Cruising speed is 55mph with an “operational sprint” maximum of 65mph.
It has twin 85-gallon fuel tanks with an operating range of about 500 miles. The vehicle runs off a standard truck battery and comes with the usual factory options — overhead weapons mount, blackout lighting and window-mounted firing ports.
The 6x6 version carries eight passengers plus the driver and co-driver. The rear cabin is comfortably equipped with leather clad seats and rifle clamps.
“Anything not secured becomes potential shrapnel,” Aldrich noted. He also advised me not to sit so primly, with my legs tucked below my knees. “Spread them out,” he said. “You don’t want the shock of a blast to travel up your legs.”
Finally it was my turn to sit in the driver’s seat. Visibility isn’t great through the narrow, divided windscreen, but that seems a small price to pay for immunity from rockets and gunfire up to .50 calibre. Once I’d loosened my straps to put the monster in gear, I was ready to burn some rubber.
The good news is that driving the Cougar is really no different from any HGV. You have to swing out a bit at turns (perhaps not as wide as I did on my first corner, judging by the look of horror on the face of the unfortunate Toyota driver who was coming the other way). And the softness of the brake pedal belies the size of the vehicle — as my passengers discovered when on my first try I stamped a little too hard.
But it wasn’t hard to see why Aldrich called it “the nicest ride in Iraq”. It’s a little prone to bumpiness — as we all noticed when I failed to slow for a railway hump — but on a straight, flat road you can tool it up to a decent speed and watch those Honda drivers scatter.
For some reason they wouldn’t let me drive over a landmine, but if I was a British soldier in Iraq, I would feel a lot more comfortable sitting in a Cougar than any number of Land Rovers or Humvees.
I also quite fancy it for a camping holiday down the local interstate. As many will know, US vehicle manufacturers have successfully exploited the military cachet of vehicles like jeeps and Humvees and turned them into popular civilian vehicles — with celebrity owners such as Arnold Schwarzenegger promoting sales.
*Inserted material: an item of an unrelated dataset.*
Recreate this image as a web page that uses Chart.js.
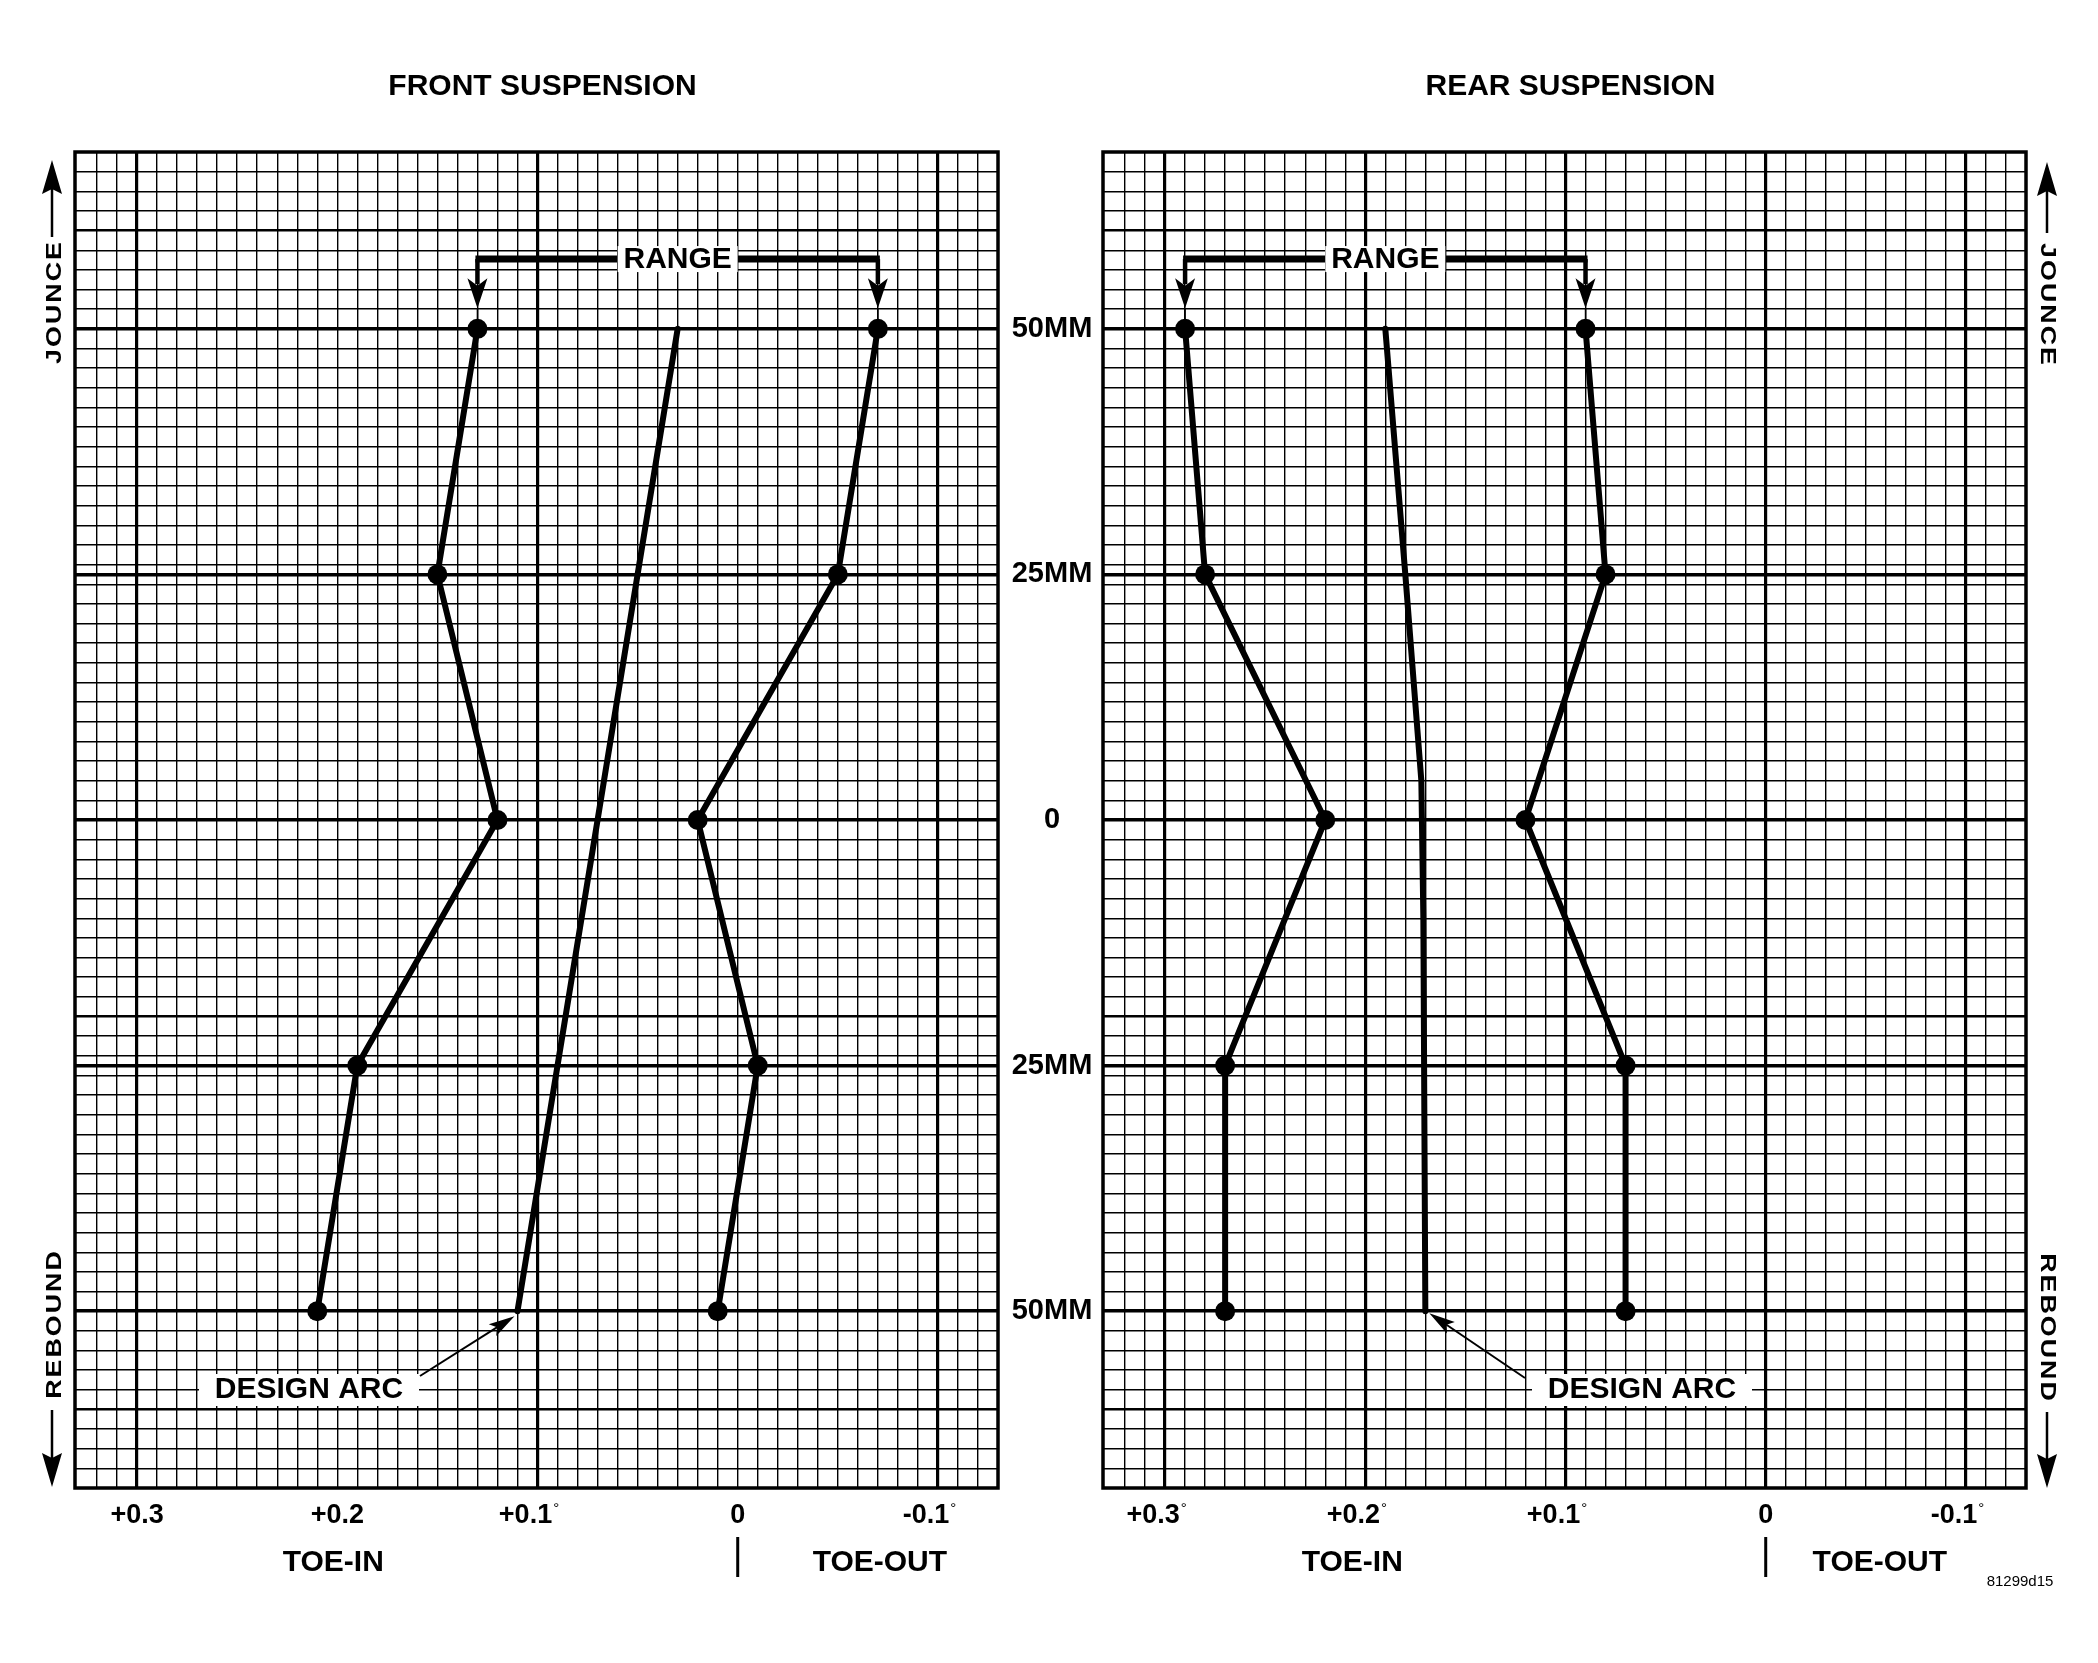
<!DOCTYPE html>
<html>
<head>
<meta charset="utf-8">
<title>Toe curves</title>
<script src="https://cdn.jsdelivr.net/npm/chart.js@4.4.1/dist/chart.umd.min.js"></script>
<style>
  html, body { margin: 0; padding: 0; background: #fff; }
  #wrap { position: relative; width: 2098px; height: 1663px; overflow: hidden; background: #fff; }
  canvas { position: absolute; top: 0; }
  #frontChart { left: 0; }
  #rearChart { left: 1100px; }
</style>
</head>
<body>
<div id="wrap">
  <canvas id="frontChart" width="1100" height="1663"></canvas>
  <canvas id="rearChart" width="998" height="1663"></canvas>
</div>
<script>
// Данные: ход подвески (мм) и схождение (градусы)
const travelMM = [50, 25, 0, -25, -50];
const frontRangeIn = [0.13, 0.15, 0.12, 0.19, 0.21];
const frontRangeOut = [-0.07, -0.05, 0.02, -0.01, 0.01];
const frontArcMM = [50, -50];
const frontArcToe = [0.03, 0.11];
const rearRangeIn = [0.29, 0.28, 0.22, 0.27, 0.27];
const rearRangeOut = [0.09, 0.08, 0.12, 0.07, 0.07];
const rearArcMM = [50, 25, 4, -10, -50];
const rearArcToe = [0.19, 0.18, 0.172, 0.171, 0.17];

// Подписи осей
const travelTicks = [50, 25, 0, -25, -50];
const travelLabels = ['50MM', '25MM', '0', '25MM', '50MM'];
const toeTicks = [0.3, 0.2, 0.1, 0, -0.1];
const frontToeLabels = ['+0.3', '+0.2', '+0.1°', '0', '-0.1°'];
const rearToeLabels = ['+0.3°', '+0.2°', '+0.1°', '0', '-0.1°'];

const FONT = '"Liberation Sans", Arial, Helvetica, sans-serif';

const pts = (xs, ys) => xs.map((x, i) => ({ x: x, y: ys[i] }));

function label(ctx, str, x, y, size, weight) {
    ctx.save();
    ctx.font = (weight || 'bold') + ' ' + size + 'px ' + FONT;
    ctx.fillStyle = '#000';
    ctx.textAlign = 'center';
    ctx.textBaseline = 'middle';
    ctx.fillText(str, x, y);
    ctx.restore();
}

// Подпись деления со знаком градуса
function toeLabel(ctx, str, x, y) {
    ctx.save();
    ctx.fillStyle = '#000';
    ctx.textBaseline = 'middle';
    ctx.font = 'bold 27px ' + FONT;
    const deg = str.endsWith('°');
    const num = deg ? str.slice(0, -1) : str;
    const cx = deg ? x - 12 : x;
    ctx.textAlign = 'center';
    ctx.fillText(num, cx, y);
    if (deg) {
        const w = ctx.measureText(num).width;
        ctx.font = 'normal 15px ' + FONT;
        ctx.textAlign = 'left';
        ctx.fillText('°', cx + w / 2 + 1, y - 7);
    }
    ctx.restore();
}

// Повёрнутый растянутый текст с разрядкой
function spacedRotated(ctx, str, x, y, size, spacing, angle, stretch) {
    ctx.save();
    ctx.font = 'bold ' + size + 'px ' + FONT;
    ctx.fillStyle = '#000';
    ctx.textBaseline = 'middle';
    ctx.textAlign = 'left';
    ctx.translate(x, y);
    ctx.rotate(angle);
    ctx.scale(stretch, 1);
    const sp = spacing / stretch;
    const widths = [...str].map(ch => ctx.measureText(ch).width);
    const total = widths.reduce((s, w) => s + w, 0) + sp * (str.length - 1);
    let pos = -total / 2;
    [...str].forEach((ch, i) => {
        ctx.fillText(ch, pos, 0);
        pos += widths[i] + sp;
    });
    ctx.restore();
}

function line(ctx, x1, y1, x2, y2) {
    ctx.beginPath();
    ctx.moveTo(x1, y1);
    ctx.lineTo(x2, y2);
    ctx.stroke();
}

// Наконечник стрелки: острие в (x, y), направление angle
function arrowHead(ctx, x, y, angle, len, half, notch) {
    ctx.save();
    ctx.translate(x, y);
    ctx.rotate(angle);
    ctx.beginPath();
    ctx.moveTo(0, 0);
    ctx.lineTo(-len, -half);
    ctx.lineTo(-len * (notch || 1), 0);
    ctx.lineTo(-len, half);
    ctx.closePath();
    ctx.fill();
    ctx.restore();
}

function whiteBox(ctx, x1, y1, x2, y2) {
    ctx.save();
    ctx.fillStyle = '#fff';
    ctx.fillRect(x1, y1, x2 - x1, y2 - y1);
    ctx.restore();
}

function makeNotes(cfg) {
    return {
        id: 'notes',
        afterDraw(chart) {
            const ctx = chart.ctx;
            const a = chart.chartArea;
            const px = v => chart.scales.x.getPixelForValue(v);
            const py = v => chart.scales.y.getPixelForValue(v);
            ctx.save();
            ctx.strokeStyle = '#000';
            ctx.fillStyle = '#000';

            // рамка
            ctx.lineWidth = 3.5;
            ctx.strokeRect(a.left, a.top, a.right - a.left, a.bottom - a.top);

            // заголовок
            label(ctx, cfg.title, (a.left + a.right) / 2 + 6, 87, 30);

            // подписи по оси схождения
            toeTicks.forEach((v, i) => toeLabel(ctx, cfg.toeLabels[i], px(v), a.bottom + 28));
            label(ctx, 'TOE-IN', px(0.2) + cfg.toeInShift, a.bottom + 75, 30);
            label(ctx, 'TOE-OUT', px(cfg.toeOutAt), a.bottom + 75, 30);
            ctx.lineWidth = 3;
            line(ctx, px(0), a.bottom + 49, px(0), a.bottom + 89);

            // подписи хода между графиками
            if (cfg.travelLabels) {
                travelTicks.forEach((v, i) => label(ctx, travelLabels[i], a.right + 54, py(v), 29));
            }

            // RANGE
            const barY = py(57.1), tipY = py(52.1), dotY = py(50);
            const xl = px(cfg.rangeIn[0]), xr = px(cfg.rangeOut[0]), xc = px(cfg.arcToe[0]);
            ctx.lineWidth = 7;
            line(ctx, xl - 2, barY, xr + 2, barY);
            ctx.lineWidth = 4.5;
            line(ctx, xl, barY, xl, tipY - 24);
            line(ctx, xr, barY, xr, tipY - 24);
            ctx.lineWidth = 1.5;
            line(ctx, xl, tipY, xl, dotY);
            line(ctx, xr, tipY, xr, dotY);
            arrowHead(ctx, xl, tipY, Math.PI / 2, 30, 10, 0.75);
            arrowHead(ctx, xr, tipY, Math.PI / 2, 30, 10, 0.75);
            whiteBox(ctx, xc - 60, barY - 13, xc + 60, barY + 13);
            label(ctx, 'RANGE', xc, barY + 1, 30);

            // DESIGN ARC
            const n = cfg.arcToe.length - 1;
            const tx = px(cfg.arcToe[n]) + cfg.tipDx, ty = py(cfg.arcMM[n]) + cfg.tipDy;
            const lx = a.left + cfg.noteFromX, ly = a.bottom - cfg.noteFromY;
            const nx = a.left + cfg.noteX, ny = a.bottom - 98;
            whiteBox(ctx, nx - 110, ny - 16, nx + 110, ny + 16);
            label(ctx, 'DESIGN ARC', nx, ny, 30);
            ctx.lineWidth = 2;
            const ang = Math.atan2(ty - ly, tx - lx);
            line(ctx, lx, ly, tx - Math.cos(ang) * 18, ty - Math.sin(ang) * 18);
            arrowHead(ctx, tx, ty, ang, 26, 7, 0.8);

            // JOUNCE / REBOUND
            ctx.lineWidth = 2.5;
            if (cfg.side === 'left') {
                const sx = a.left - 23;
                spacedRotated(ctx, 'JOUNCE', sx + 3, a.top + 151, 22, 2, -Math.PI / 2, 1.22);
                line(ctx, sx, a.top + 85, sx, a.top + 30);
                arrowHead(ctx, sx, a.top + 8, -Math.PI / 2, 34, 10, 0.85);
                spacedRotated(ctx, 'REBOUND', sx + 3, a.bottom - 163, 22, 2, -Math.PI / 2, 1.22);
                line(ctx, sx, a.bottom - 78, sx, a.bottom - 25);
                arrowHead(ctx, sx, a.bottom - 1, Math.PI / 2, 34, 10, 0.85);
            } else {
                const sx = a.right + 21;
                spacedRotated(ctx, 'JOUNCE', sx, a.top + 152, 22, 2, Math.PI / 2, 1.22);
                line(ctx, sx, a.top + 81, sx, a.top + 30);
                arrowHead(ctx, sx, a.top + 10, -Math.PI / 2, 34, 10, 0.85);
                spacedRotated(ctx, 'REBOUND', sx, a.bottom - 161, 22, 2, Math.PI / 2, 1.22);
                line(ctx, sx, a.bottom - 76, sx, a.bottom - 25);
                arrowHead(ctx, sx, a.bottom, Math.PI / 2, 34, 10, 0.85);
                label(ctx, '81299d15', a.right - 6, a.bottom + 94, 15, 'normal');
            }
            ctx.restore();
        }
    };
}

function makeChart(id, cfg) {
    const heavyX = cfg.heavyX;
    return new Chart(document.getElementById(id), {
        type: 'line',
        data: {
            datasets: [
                { data: pts(cfg.rangeIn, travelMM), pointRadius: 10 },
                { data: pts(cfg.rangeOut, travelMM), pointRadius: 10 },
                { data: pts(cfg.arcToe, cfg.arcMM), pointRadius: 0 }
            ]
        },
        options: {
            responsive: false,
            animation: false,
            devicePixelRatio: 1,
            layout: { padding: cfg.padding, autoPadding: false },
            elements: {
                line: { borderColor: '#000', borderWidth: 6, tension: 0, borderJoinStyle: 'round', borderCapStyle: 'round' },
                point: { backgroundColor: '#000', borderWidth: 0, hoverRadius: 10 }
            },
            plugins: {
                legend: { display: false },
                tooltip: { enabled: false }
            },
            scales: {
                x: {
                    type: 'linear',
                    reverse: true,
                    min: -0.13,
                    max: 0.331,
                    ticks: { display: false, stepSize: 0.01 },
                    border: { display: false },
                    afterBuildTicks: s => {
                        s.ticks = s.ticks.filter(t => Math.abs(t.value * 100 - Math.round(t.value * 100)) < 1e-6);
                    },
                    grid: {
                        color: '#000',
                        drawTicks: false,
                        lineWidth: c => {
                            if (!c.tick) return 1.4;
                            return heavyX.includes(Math.round(c.tick.value * 100)) ? 3.2 : 1.4;
                        }
                    }
                },
                y: {
                    type: 'linear',
                    min: -68,
                    max: 68,
                    ticks: { display: false, stepSize: 2 },
                    border: { display: false },
                    afterBuildTicks: s => {
                        s.ticks.push({ value: 25 }, { value: -25 });
                    },
                    grid: {
                        color: '#000',
                        drawTicks: false,
                        lineWidth: c => {
                            if (!c.tick) return 1.4;
                            const v = Math.round(c.tick.value);
                            if ([50, 25, 0, -25, -50].includes(v)) return 3.4;
                            if ([60, -20, -60].includes(v)) return 2.6;
                            return 1.4;
                        }
                    }
                }
            }
        },
        plugins: [makeNotes(cfg)]
    });
}

function initCharts() {
    makeChart('frontChart', {
        title: 'FRONT SUSPENSION',
        padding: { left: 75, right: 102, top: 152, bottom: 175 },
        rangeIn: frontRangeIn,
        rangeOut: frontRangeOut,
        arcToe: frontArcToe,
        arcMM: frontArcMM,
        heavyX: [30, 10, -10],
        toeLabels: frontToeLabels,
        toeInShift: -4,
        toeOutAt: -0.071,
        travelLabels: true,
        noteX: 234, noteFromX: 345, noteFromY: 112, tipDx: -3, tipDy: 5,
        side: 'left'
    });
    makeChart('rearChart', {
        title: 'REAR SUSPENSION',
        padding: { left: 3, right: 72, top: 152, bottom: 175 },
        rangeIn: rearRangeIn,
        rangeOut: rearRangeOut,
        arcToe: rearArcToe,
        arcMM: rearArcMM,
        heavyX: [30, 20, 10, 0, -10],
        toeLabels: rearToeLabels,
        toeInShift: -13,
        toeOutAt: -0.057,
        travelLabels: false,
        noteX: 539, noteFromX: 422, noteFromY: 110, tipDx: 4, tipDy: 2,
        side: 'right'
    });
}

document.addEventListener('DOMContentLoaded', initCharts);
</script>
</body>
</html>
Could the Cougar become the next recreational vehicle? It may prove a little too cumbersome to be used on public roads, but Force Protection is already at work on a smaller prototype known as the MOV-R, or “Mover”. I happened to spot a test version parked outside a warehouse, and Aldrich confirmed that the 90mph super-jeep would enter production soon. Imagine an armoured Range Rover on steroids. I’ll definitely go back to test drive that one.